Implementation Plan for Growth

The first step Ralph’s Ribs must make as they look towards future growth opportunities is to solidify their own foundation. Before they can successfully bring existing or new franchises aboard, they will need to have solid enterprise architecture already in place. Seven-Eleven Japan (SEJ) started developing their enterprise architecture in 1974. Using the replication model, they developed a solid foundation, and “with the goal of better customer service, SEJ has, over the past thirty years, evolved its IT, inventory management, and distribution capabilities” (Ross, et al, 2006). By developing and continually evolving their own infrastructure, Ralph’s has a good chance of being just as successful as SEJ in achieving their growth aspirations.
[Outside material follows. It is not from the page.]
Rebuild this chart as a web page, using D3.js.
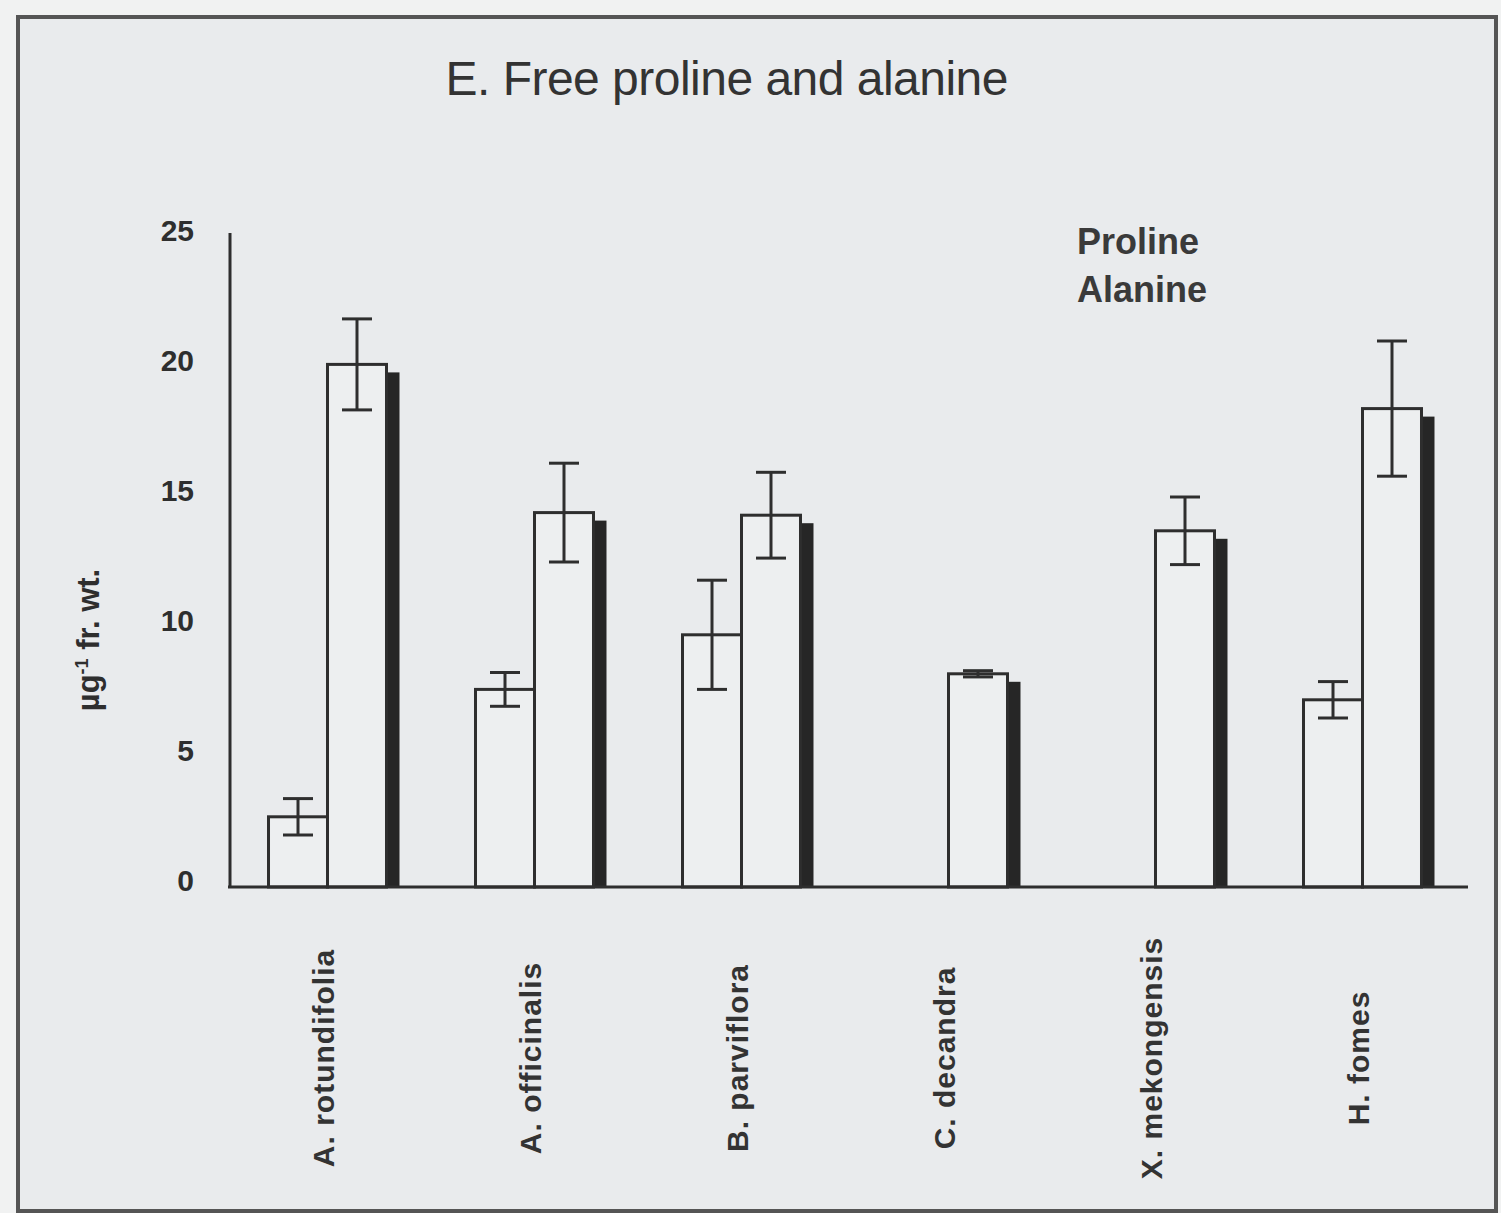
<!DOCTYPE html>
<html>
<head>
<meta charset="utf-8">
<script src="https://cdn.jsdelivr.net/npm/d3@7"></script>
<style>
  body { margin: 0; background: #f1f2f2; }
  svg { display: block; }
</style>
</head>
<body>
<svg id="chart"></svg>
<script>
const categories = ['A. rotundifolia', 'A. officinalis', 'B. parviflora', 'C. decandra', 'X. mekongensis', 'H. fomes'];
const series = ['Proline', 'Alanine'];
const prolineValues = [2.7, 7.6, 9.7, null, null, 7.2];
const prolineErrors = [0.7, 0.65, 2.1, null, null, 0.7];
const alanineValues = [20.1, 14.4, 14.3, 8.2, 13.7, 18.4];
const alanineErrors = [1.75, 1.9, 1.65, 0.12, 1.3, 2.6];
const yTicks = [0, 5, 10, 15, 20, 25];

const width = 1501;
const height = 1213;
const ink = '#2e2e2e';

const svg = d3.select('#chart')
  .attr('width', width)
  .attr('height', height);

// photo frame
svg.append('rect')
  .attr('x', 18).attr('y', 17)
  .attr('width', 1478).attr('height', 1194)
  .attr('fill', '#e9ebed')
  .attr('stroke', '#555')
  .attr('stroke-width', 4);

const x0 = d3.scaleBand()
  .domain(categories)
  .range([224, 1466])
  .paddingInner(0.43)
  .paddingOuter(0.215);

const x1 = d3.scaleBand()
  .domain(series)
  .range([0, x0.bandwidth()]);

const y = d3.scaleLinear()
  .domain([0, 25])
  .range([887, 237]);

// rows: one per bar
const rows = [];
categories.forEach((c, i) => {
  rows.push({ cat: c, s: 'Proline', v: prolineValues[i], e: prolineErrors[i] });
  rows.push({ cat: c, s: 'Alanine', v: alanineValues[i], e: alanineErrors[i] });
});
const bars = rows.filter(d => d.v != null);

// shadow behind the alanine bars (3D look of the print)
const dx = 13, dy = 8;
svg.append('g')
  .selectAll('rect')
  .data(bars.filter(d => d.s === 'Alanine'))
  .join('rect')
  .attr('x', d => x0(d.cat) + x1(d.s) + dx)
  .attr('y', d => y(d.v) + dy)
  .attr('width', x1.bandwidth())
  .attr('height', d => y(0) - y(d.v) - dy)
  .attr('fill', '#262626');

svg.append('g')
  .selectAll('rect')
  .data(bars)
  .join('rect')
  .attr('x', d => x0(d.cat) + x1(d.s))
  .attr('y', d => y(d.v))
  .attr('width', x1.bandwidth())
  .attr('height', d => y(0) - y(d.v))
  .attr('fill', '#edeff0')
  .attr('stroke', ink)
  .attr('stroke-width', 3);

// error bars
const capW = 15;
const err = svg.append('g')
  .attr('stroke', ink)
  .attr('stroke-width', 3)
  .selectAll('g')
  .data(bars)
  .join('g')
  .attr('transform', d => `translate(${x0(d.cat) + x1(d.s) + x1.bandwidth() / 2},0)`);
err.append('line')
  .attr('y1', d => y(d.v + d.e)).attr('y2', d => y(d.v - d.e));
err.append('line')
  .attr('x1', -capW).attr('x2', capW)
  .attr('y1', d => y(d.v + d.e)).attr('y2', d => y(d.v + d.e));
err.append('line')
  .attr('x1', -capW).attr('x2', capW)
  .attr('y1', d => y(d.v - d.e)).attr('y2', d => y(d.v - d.e));

// axes
svg.append('line')
  .attr('x1', 230).attr('x2', 230)
  .attr('y1', y(25) - 4).attr('y2', y(0))
  .attr('stroke', ink).attr('stroke-width', 3);
svg.append('line')
  .attr('x1', 228).attr('x2', 1468)
  .attr('y1', y(0)).attr('y2', y(0))
  .attr('stroke', ink).attr('stroke-width', 3);

svg.append('g')
  .selectAll('text')
  .data(yTicks)
  .join('text')
  .attr('x', 194)
  .attr('y', d => y(d) + 4)
  .attr('text-anchor', 'end')
  .style('font-family', 'Liberation Sans, Arial, sans-serif')
  .style('font-weight', 'bold')
  .style('font-size', '30px')
  .style('fill', ink)
  .text(d => d);

// category labels, rotated
svg.append('g')
  .selectAll('text')
  .data(categories)
  .join('text')
  .attr('transform', d => `translate(${x0(d) + x0.bandwidth() / 2 + 6},1058) rotate(-90)`)
  .attr('text-anchor', 'middle')
  .style('font-family', 'Liberation Sans, Arial, sans-serif')
  .style('font-weight', 'bold')
  .style('font-size', '30px')
  .style('letter-spacing', '1px')
  .style('fill', '#333')
  .text(d => d);

// y label
const yl = svg.append('text')
  .attr('transform', 'translate(99,640) rotate(-90)')
  .attr('text-anchor', 'middle')
  .style('font-family', 'Liberation Sans, Arial, sans-serif')
  .style('font-weight', 'bold')
  .style('font-size', '31px')
  .style('fill', ink);
yl.append('tspan').text('µg');
yl.append('tspan').attr('dy', -11).style('font-size', '18px').text('-1');
yl.append('tspan').attr('dy', 11).text(' fr. wt.');

// legend (text only)
svg.append('g')
  .selectAll('text')
  .data(series)
  .join('text')
  .attr('x', 1077)
  .attr('y', (d, i) => 254 + i * 48)
  .style('font-family', 'Liberation Sans, Arial, sans-serif')
  .style('font-weight', 'bold')
  .style('font-size', '36px')
  .style('fill', '#3a3a3a')
  .text(d => d);

// title
svg.append('text')
  .attr('x', 727)
  .attr('y', 95)
  .attr('text-anchor', 'middle')
  .attr('textLength', 563)
  .style('font-family', 'Liberation Sans, Arial, sans-serif')
  .style('font-size', '48px')
  .style('fill', '#333')
  .text('E. Free proline and alanine');
</script>
</body>
</html>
Summary of Growth Recommendations

Once Ralph’s has solidified their foundation, organic growth is the recommended strategy, at least for the time being. Developing new franchises, following the newly standardized IT and business processes, will allow new ventures to begin operations quickly and efficiently. As Ralph’s continues to mature their architecture, acquisitions will become easier, and rip-and-replace operations will become feasible.


Ross, J., Weill, P., & Robertson, D. (2006). Enterprise architecture as strategy. Boston, Mass: Harvard Business School Press.